My coping mechanism was food.

At night I’d curl into bed with a bag of Teddy Grahams. I’d watch t.v. and devour the bag until all that was left were bear legs and bodies; tiny body parts crumbled against the bottom of the metallic bag.

Julie and I had long talks about the Teddy Grahams. Why did I do this? What compelled me to keep eating?How did I feel once they were finished and expanding in my belly?

The conclusion we came to was that I was filling up my stomach in an effort to control something in this uncontrolable world. What I really needed was to fill up my heart, not my gut. I know it sounds sort of ridiculous, but she was onto something. Eating to the point of fullness left little room (body and mind) to dwell on the emptiness elsewhere.

Her solution? When being pushed toward a tryst with Teddy Grahams I was to go and hug my nephew who happened to be living upstairs from me at the time. Filling with love would quell the urge toward food as a love replacement.

There’s a lot of talk online and amongst friends about losing weight, calorie control, and diet management.

I very seldom read about the emotional aspect of food as a drug, as a coping skill, as a way to manage feelings.

On Wednesday I ran into Whole Foods with my girls and a short list.

Sophie had requested the organic Blueberry lollipops we like, Grace wanted some animal crackers and I needed apples and greens.

We left with our bags filled, but instead of traditional animal crackers chose two bags of 100% natural, made by Barbara’s since 1971, Snackimals Animal Cookies in vanilla and chocolate chip.

On Thursday, after a few really stellar days for me in the healthy eating department, I went searching the cabinets for a snack. I picked up the cookies and portioned them out in a pink plastic bowl. With them I poured a cup of milk.

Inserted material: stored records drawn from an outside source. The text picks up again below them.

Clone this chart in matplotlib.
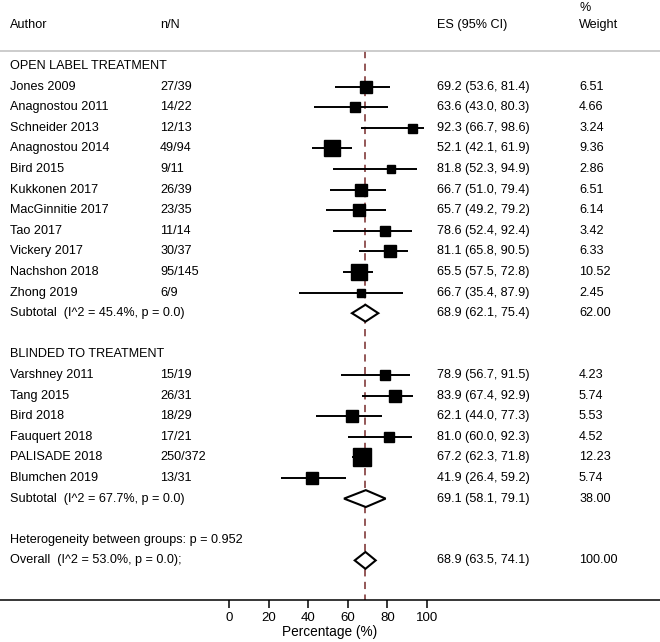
"""Forest plot: proportion of responders, open label vs blinded studies."""
import numpy as np
import matplotlib
matplotlib.use("Agg")
import matplotlib.pyplot as plt
from matplotlib.patches import Polygon
import matplotlib.transforms as mtransforms

plt.rcParams["font.family"] = ["Liberation Sans", "DejaVu Sans"]
plt.rcParams["font.size"] = 9.1

# open label studies
open_authors = ["Jones 2009", "Anagnostou 2011", "Schneider 2013", "Anagnostou 2014",
                "Bird 2015", "Kukkonen 2017", "MacGinnitie 2017", "Tao 2017",
                "Vickery 2017", "Nachshon 2018", "Zhong 2019"]
open_nN = ["27/39", "14/22", "12/13", "49/94", "9/11", "26/39", "23/35", "11/14",
           "30/37", "95/145", "6/9"]
open_es = [69.2, 63.6, 92.3, 52.1, 81.8, 66.7, 65.7, 78.6, 81.1, 65.5, 66.7]
open_lo = [53.6, 43.0, 66.7, 42.1, 52.3, 51.0, 49.2, 52.4, 65.8, 57.5, 35.4]
open_hi = [81.4, 80.3, 98.6, 61.9, 94.9, 79.4, 79.2, 92.4, 90.5, 72.8, 87.9]
open_w = [6.51, 4.66, 3.24, 9.36, 2.86, 6.51, 6.14, 3.42, 6.33, 10.52, 2.45]

# blinded studies
blind_authors = ["Varshney 2011", "Tang 2015", "Bird 2018", "Fauquert 2018",
                 "PALISADE 2018", "Blumchen 2019"]
blind_nN = ["15/19", "26/31", "18/29", "17/21", "250/372", "13/31"]
blind_es = [78.9, 83.9, 62.1, 81.0, 67.2, 41.9]
blind_lo = [56.7, 67.4, 44.0, 60.0, 62.3, 26.4]
blind_hi = [91.5, 92.9, 77.3, 92.3, 71.8, 59.2]
blind_w = [4.23, 5.74, 5.53, 4.52, 12.23, 5.74]

# pooled estimates: es, lo, hi, weight, I^2
open_sub = (68.9, 62.1, 75.4, 62.00, 45.4)
blind_sub = (69.1, 58.1, 79.1, 38.00, 67.7)
overall = (68.9, 63.5, 74.1, 100.00, 53.0)
het_p = 0.952

xticks = [0, 20, 40, 60, 80, 100]

W, H = 660, 642
fig = plt.figure(figsize=(W / 100, H / 100), dpi=100)
ax = fig.add_axes([0, 42 / H, 1, 1 - 42 / H])

# pixel -> data mapping
x0_px, px_per = 229, 1.98
ax.set_xlim(-x0_px / px_per, (W - x0_px) / px_per)
row0_px, step = 66, 20.6
ax.set_ylim((600 - row0_px) / step, -row0_px / step)

trans = mtransforms.blended_transform_factory(ax.transAxes, ax.transData)
col_author, col_nn, col_es, col_w = 10 / W, 160 / W, 437 / W, 579 / W


def row_text(y, author, nn="", es_txt="", w_txt=""):
    ax.text(col_author, y, author, transform=trans, va="center", ha="left")
    if nn:
        ax.text(col_nn, y, nn, transform=trans, va="center", ha="left")
    if es_txt:
        ax.text(col_es, y, es_txt, transform=trans, va="center", ha="left")
    if w_txt:
        ax.text(col_w, y, w_txt, transform=trans, va="center", ha="left")


def study(y, es, lo, hi, w):
    ax.hlines(y, lo, hi, color="black", lw=1.4, zorder=3)
    ax.plot(es, y, "s", color="black", ms=3.6 * np.sqrt(w), zorder=4)


def diamond(y, es, lo, hi):
    h = 0.41
    ax.add_patch(Polygon([(lo, y), (es, y - h), (hi, y), (es, y + h)], closed=True,
                         facecolor="white", edgecolor="black", lw=1.5, zorder=3))


def fmt(es, lo, hi):
    return f"{es:.1f} ({lo:.1f}, {hi:.1f})"


# header
ax.text(col_author, -2.0, "Author", transform=trans, va="center")
ax.text(col_nn, -2.0, "n/N", transform=trans, va="center")
ax.text(col_es, -2.0, "ES (95% CI)", transform=trans, va="center")
ax.text(col_w, -2.0, "Weight", transform=trans, va="center")
ax.text(col_w, -2.8, "%", transform=trans, va="center")
sep = (51 - row0_px) / step
ax.plot([0, 1], [sep, sep], transform=trans, color="#c8c8c8", lw=1.3, clip_on=False)

# overall reference line
ax.plot([overall[0], overall[0]], [sep, (600 - row0_px) / step], color="#8b4a4a",
        lw=1.3, dashes=(4, 3), zorder=1)

y = 0
row_text(y, "OPEN LABEL TREATMENT")
for a, nn, es, lo, hi, w in zip(open_authors, open_nN, open_es, open_lo, open_hi, open_w):
    y += 1
    row_text(y, a, nn, fmt(es, lo, hi), f"{w:.2f}")
    study(y, es, lo, hi, w)
y += 1
row_text(y, f"Subtotal  (I^2 = {open_sub[4]:.1f}%, p = 0.0)", "",
         fmt(*open_sub[:3]), f"{open_sub[3]:.2f}")
diamond(y, *open_sub[:3])

y += 2
row_text(y, "BLINDED TO TREATMENT")
for a, nn, es, lo, hi, w in zip(blind_authors, blind_nN, blind_es, blind_lo, blind_hi, blind_w):
    y += 1
    row_text(y, a, nn, fmt(es, lo, hi), f"{w:.2f}")
    study(y, es, lo, hi, w)
y += 1
row_text(y, f"Subtotal  (I^2 = {blind_sub[4]:.1f}%, p = 0.0)", "",
         fmt(*blind_sub[:3]), f"{blind_sub[3]:.2f}")
diamond(y, *blind_sub[:3])

y += 2
row_text(y, f"Heterogeneity between groups: p = {het_p:.3f}")
y += 1
row_text(y, f"Overall  (I^2 = {overall[4]:.1f}%, p = 0.0);", "",
         fmt(*overall[:3]), f"{overall[3]:.2f}")
diamond(y, *overall[:3])

# axis
for s in ["top", "left", "right"]:
    ax.spines[s].set_visible(False)
ax.spines["bottom"].set_linewidth(1.1)
ax.set_yticks([])
ax.set_xticks(xticks)
ax.tick_params(axis="x", length=5.5, width=1.1, pad=3, labelsize=9.5)
ax.set_xlabel("Percentage (%)", fontsize=9.8, labelpad=1)

fig.savefig("out.png", dpi=100)
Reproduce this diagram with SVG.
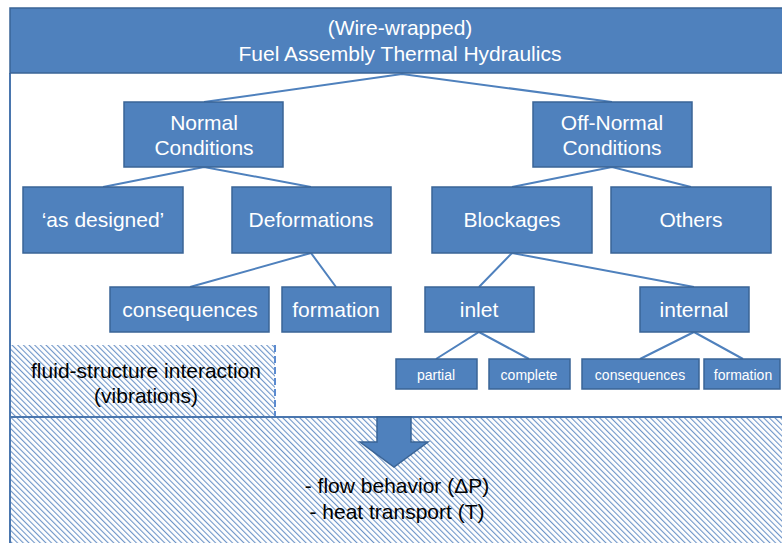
<svg xmlns="http://www.w3.org/2000/svg" width="782" height="543" viewBox="0 0 782 543">
<defs>
<pattern id="hatch" patternUnits="userSpaceOnUse" width="4" height="4" patternTransform="rotate(-45)">
<rect width="4" height="4" fill="#ffffff"/>
<line x1="0" y1="0" x2="0" y2="4" stroke="#6E95C8" stroke-width="2.2"/>
</pattern>
</defs>
<style>
.box{fill:#4F81BD;stroke:#3A6496;stroke-width:1.5}
.t{font-family:"Liberation Sans",Arial,sans-serif;fill:#ffffff;text-anchor:middle;font-size:21px}
.s{font-size:14px}
.k{font-family:"Liberation Sans",Arial,sans-serif;fill:#000000;text-anchor:middle;font-size:21px}
.c{stroke:#4F81BD;stroke-width:2;fill:none}
</style>
<rect width="782" height="543" fill="#ffffff"/>
<g id="background">
<rect x="10" y="345" width="265" height="72" fill="url(#hatch)"/>
<line x1="275" y1="345" x2="275" y2="417" stroke="#5B8BD0" stroke-width="2" stroke-dasharray="7,4"/>
<rect x="10" y="417" width="790" height="140" fill="url(#hatch)"/>
<line x1="10" y1="417" x2="790" y2="417" stroke="#4A76AE" stroke-width="2"/>
<line x1="10" y1="73" x2="10" y2="543" stroke="#4A76AE" stroke-width="2"/>
</g>
<g id="connectors">
<polyline class="c" points="204,102 402,74 612,102"/>
<polyline class="c" points="103,187 204,167 311,187"/>
<polyline class="c" points="512,187 612,167 691,187"/>
<polyline class="c" points="190,287 311,253 336,287"/>
<polyline class="c" points="479,287 512,253 694,287"/>
<polyline class="c" points="436,359 479,332 529,359"/>
<polyline class="c" points="640,359 694,332 743,359"/>
</g>
<g id="title">
<rect class="box" x="10" y="8" width="790" height="65"/>
<text class="t" x="400" y="35">(Wire-wrapped)</text>
<text class="t" x="400" y="61">Fuel Assembly Thermal Hydraulics</text>
</g>
<g id="normal">
<rect class="box" x="124" y="102" width="159" height="65"/>
<text class="t" x="204" y="130">Normal</text>
<text class="t" x="204" y="155">Conditions</text>
</g>
<g id="offnormal">
<rect class="box" x="533" y="102" width="159" height="65"/>
<text class="t" x="612" y="130">Off-Normal</text>
<text class="t" x="612" y="155">Conditions</text>
</g>
<g id="asdesigned">
<rect class="box" x="23" y="187" width="160" height="66"/>
<text class="t" x="103" y="227">‘as designed’</text>
</g>
<g id="deformations">
<rect class="box" x="232" y="187" width="159" height="66"/>
<text class="t" x="311" y="227">Deformations</text>
</g>
<g id="blockages">
<rect class="box" x="432" y="187" width="160" height="66"/>
<text class="t" x="512" y="227">Blockages</text>
</g>
<g id="others">
<rect class="box" x="611" y="187" width="160" height="66"/>
<text class="t" x="691" y="227">Others</text>
</g>
<g id="consequences">
<rect class="box" x="110" y="287" width="159" height="45"/>
<text class="t" x="190" y="317">consequences</text>
</g>
<g id="formation">
<rect class="box" x="282" y="287" width="109" height="45"/>
<text class="t" x="336" y="317">formation</text>
</g>
<g id="inlet">
<rect class="box" x="425" y="287" width="109" height="45"/>
<text class="t" x="479" y="317">inlet</text>
</g>
<g id="internal">
<rect class="box" x="640" y="287" width="109" height="45"/>
<text class="t" x="694" y="317">internal</text>
</g>
<g id="partial">
<rect class="box" x="396" y="359" width="81" height="30"/>
<text class="t s" x="436" y="380">partial</text>
</g>
<g id="complete">
<rect class="box" x="489" y="359" width="81" height="30"/>
<text class="t s" x="529" y="380">complete</text>
</g>
<g id="consequences2">
<rect class="box" x="582" y="359" width="117" height="30"/>
<text class="t s" x="640" y="380">consequences</text>
</g>
<g id="formation2">
<rect class="box" x="704" y="359" width="76" height="30"/>
<text class="t s" x="743" y="380">formation</text>
</g>
<g id="fsi">
<text class="k" x="146" y="378">fluid-structure interaction</text>
<text class="k" x="146" y="403">(vibrations)</text>
</g>
<g id="arrow">
<polygon points="377,417 411,417 411,442 428,442 394,467 360,442 377,442" fill="#4F81BD" stroke="#3A6496" stroke-width="1.5"/>
</g>
<g id="result">
<text class="k" x="397" y="493">- flow behavior (ΔP)</text>
<text class="k" x="397" y="519">- heat transport (T)</text>
</g>
</svg>
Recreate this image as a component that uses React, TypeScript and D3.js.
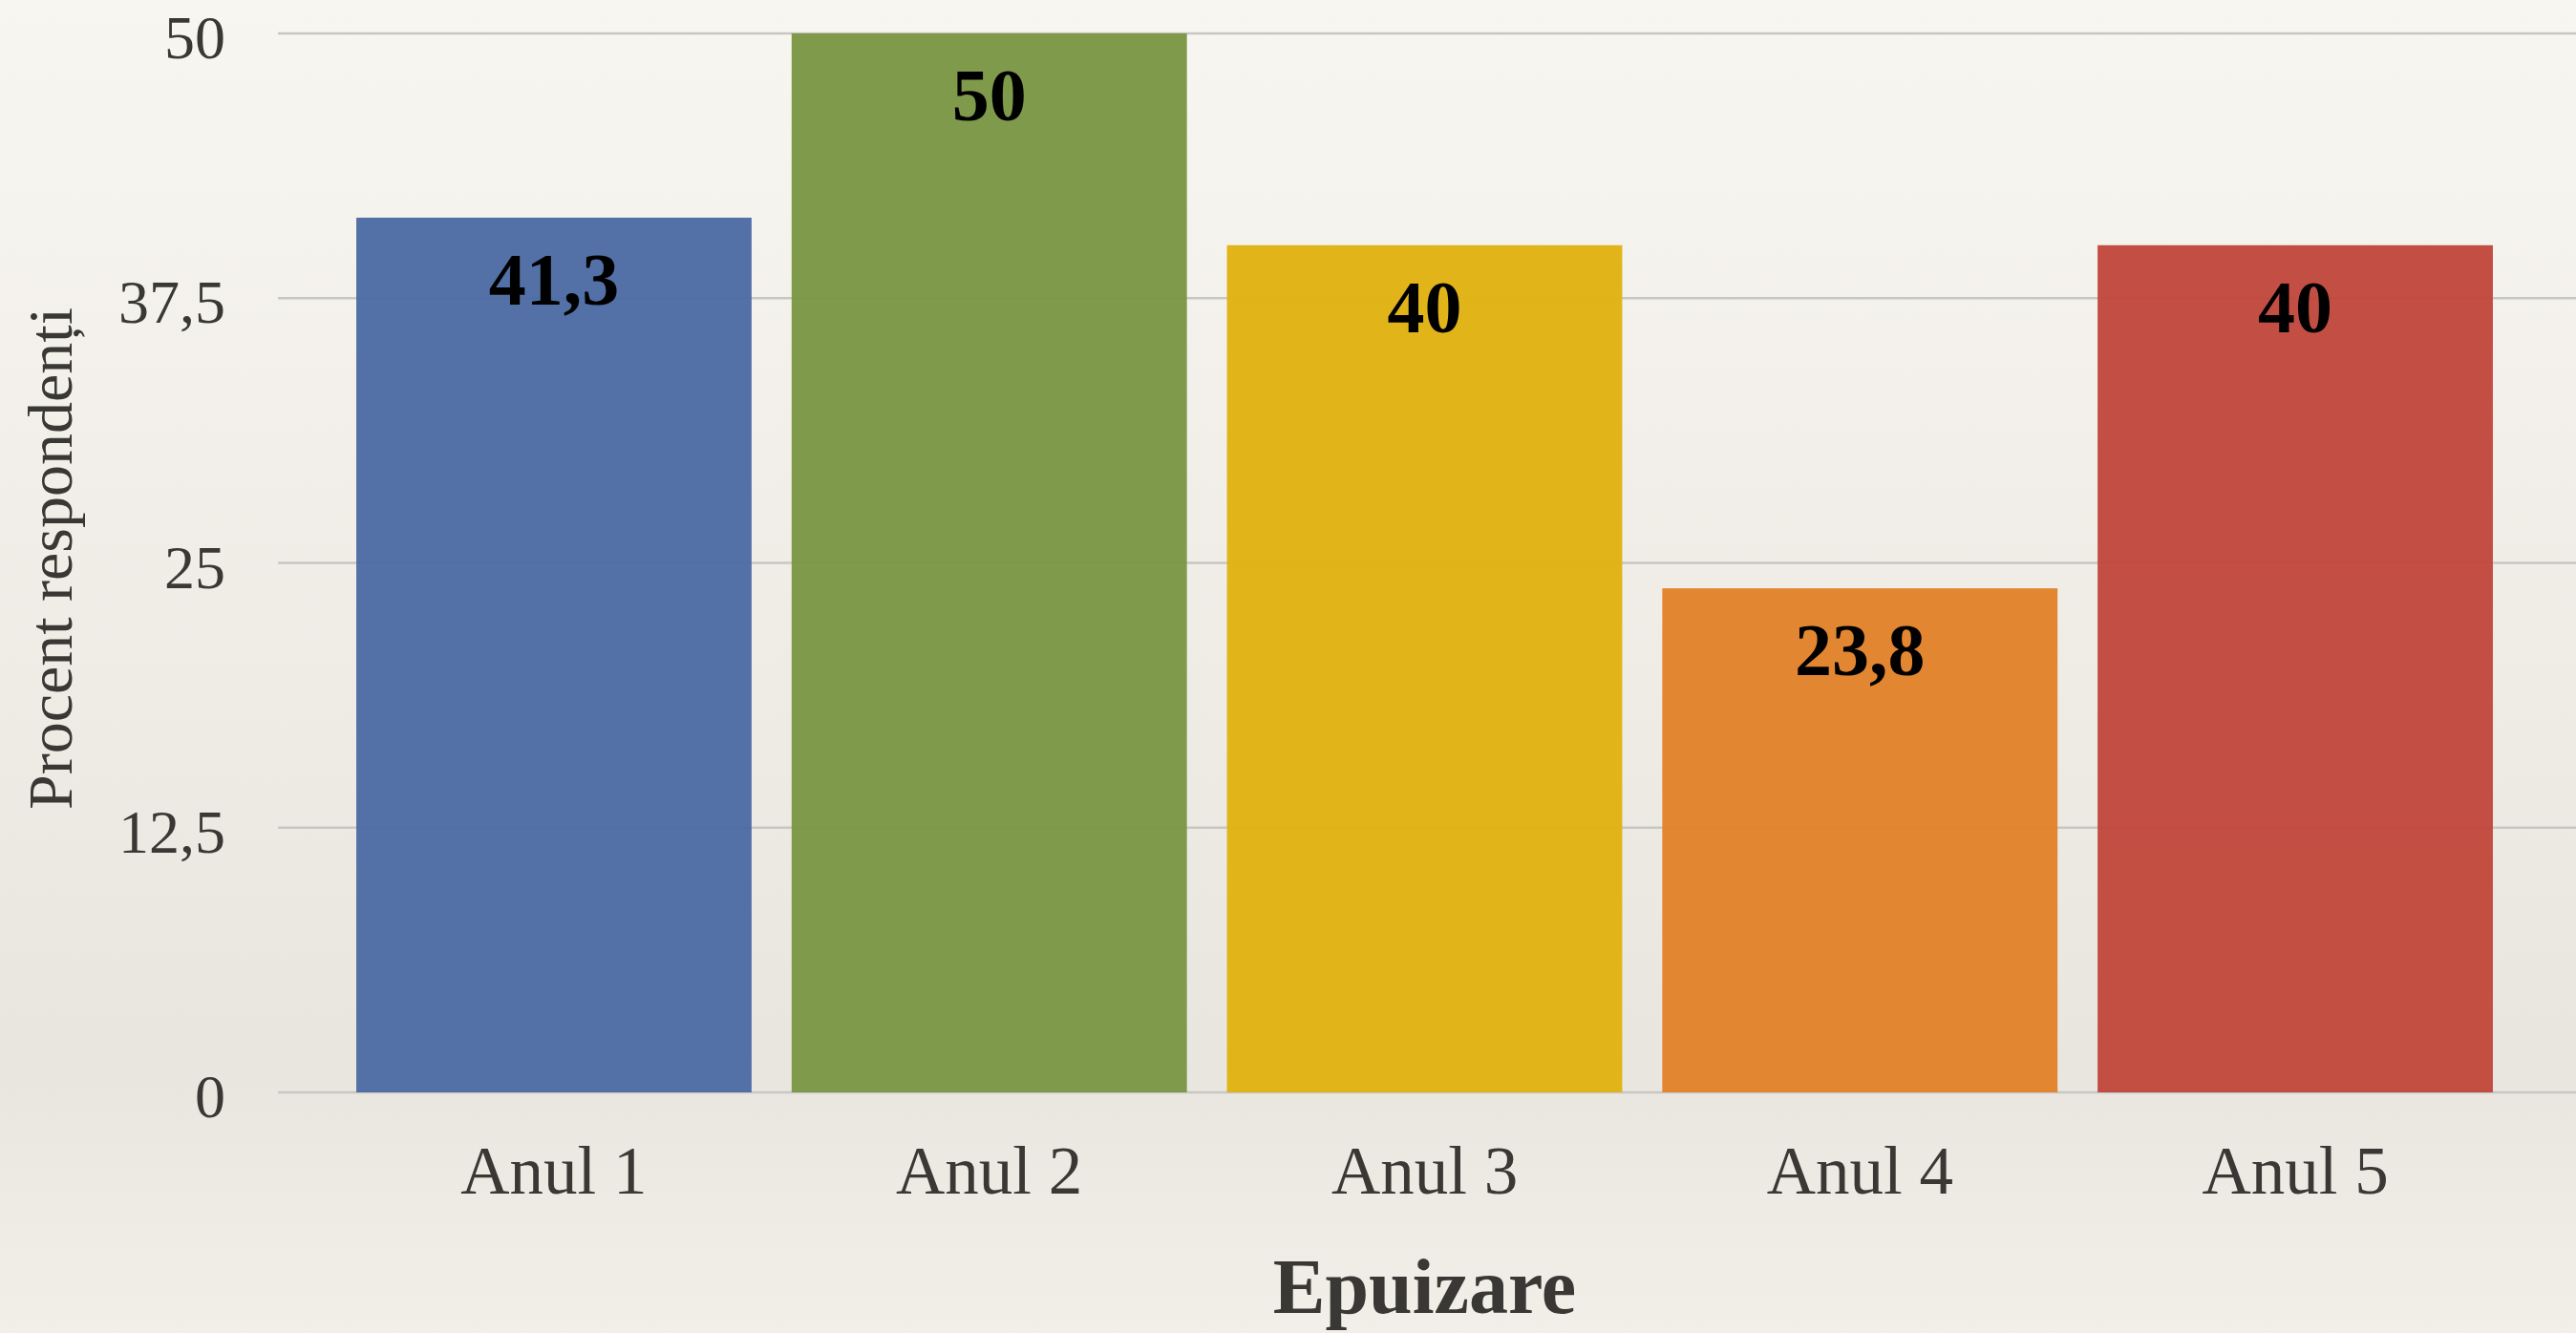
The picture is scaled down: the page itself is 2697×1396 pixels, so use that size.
import React from "react";
import * as d3 from "d3";

const categories = ["Anul 1", "Anul 2", "Anul 3", "Anul 4", "Anul 5"];
const values = [41.3, 50, 40, 23.8, 40];
const barColors = ["#4d6ca4", "#7b9745", "#e0b313", "#e2822b", "#c1483d"];
const yTicks = [0, 12.5, 25, 37.5, 50];

const yTitle = "Procent respondenți";
const xTitle = "Epuizare";

const width = 2697;
const height = 1396;
const FONT = "'Palatino Linotype', 'Book Antiqua', Palatino, 'Liberation Serif', serif";

// comma as decimal separator
const fmt = (v: number) => String(v).replace(".", ",");

const App = () => {
  const x = d3
    .scaleBand<string>()
    .domain(categories)
    .range([291, 2692])
    .paddingInner(0.092)
    .paddingOuter(0.18);

  const y = d3.scaleLinear().domain([0, 50]).range([1144, 35]);

  const data = categories.map((c, i) => ({ name: c, value: values[i], color: barColors[i] }));
  const plotCenter = (x(categories[0])! + x(categories[categories.length - 1])! + x.bandwidth()) / 2;

  return (
    <svg
      width={width}
      height={height}
      style={{ position: "absolute", left: 0, top: 0, display: "block" }}
    >
      <defs>
        <linearGradient id="paper" x1="0" y1="0" x2="0" y2="1">
          <stop offset="0" stopColor="#f8f6f0" />
          <stop offset="0.55" stopColor="#eeebe5" />
          <stop offset="0.8" stopColor="#e9e6e0" />
          <stop offset="1" stopColor="#f2efe9" />
        </linearGradient>
      </defs>
      <rect x={0} y={0} width={width} height={height} fill="url(#paper)" />

      {/* gridlines */}
      <g>
        {yTicks.map((t) => (
          <line
            key={t}
            x1={291}
            x2={width}
            y1={y(t)}
            y2={y(t)}
            stroke="#c8c7c4"
            strokeWidth={2.5}
          />
        ))}
      </g>

      {/* y tick labels */}
      <g fontFamily={FONT} fontSize={64} fill="#3a3834" textAnchor="end">
        {yTicks.map((t) => (
          <text key={t} x={236} y={y(t) + 26}>
            {fmt(t)}
          </text>
        ))}
      </g>

      {/* bars */}
      <g>
        {data.map((d) => (
          <rect
            key={d.name}
            x={x(d.name)}
            y={y(d.value)}
            width={x.bandwidth()}
            height={y(0) - y(d.value)}
            fill={d.color}
            opacity={0.97}
          />
        ))}
      </g>

      {/* value labels */}
      <g fontFamily="'Liberation Serif', 'Times New Roman', serif" fontSize={78} fontWeight="bold" fill="#000" textAnchor="middle">
        {data.map((d) => (
          <text key={d.name} x={x(d.name)! + x.bandwidth() / 2} y={y(d.value) + 91}>
            {fmt(d.value)}
          </text>
        ))}
      </g>

      {/* category labels */}
      <g fontFamily={FONT} fontSize={71} fill="#3a3834" textAnchor="middle">
        {categories.map((c) => (
          <text key={c} x={x(c)! + x.bandwidth() / 2} y={1250}>
            {c}
          </text>
        ))}
      </g>

      {/* axis titles */}
      <text
        x={plotCenter}
        y={1375}
        textAnchor="middle"
        fontFamily={FONT}
        fontSize={82}
        fontWeight="bold"
        fill="#3a3834"
      >
        {xTitle}
      </text>
      <text
        transform={`translate(75, 585) rotate(-90)`}
        textAnchor="middle"
        fontFamily={FONT}
        fontSize={66}
        fill="#3a3834"
      >
        {yTitle}
      </text>
    </svg>
  );
};

export default App;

My intentions were pure. I was still on the straight and narrow.

When my bowl was empty I stared at it feeling blue. They tasted just like Teddy Grahams, if not a little more crisp. They crunched the same, melted on my tongue the same, tasted just the same.

Without thinking, I started to eat them out of the bag until they were gone. And then the next bag. Gone.

As if something had triggered my good sense, my managed eating habits earlier in the week had vanished from my being.

Like an alcoholic might fall off the wagon after succumbing to the pull of a little sip, I spent Thursday, Friday and Saturday in compulsive eating hell.

Unable to feel the food that I consumed, I ate more. My head knew what was happening, my alter ego (I need to name her) didn’t care. I was aware that I was spinning, but continued to find more to fill myself up.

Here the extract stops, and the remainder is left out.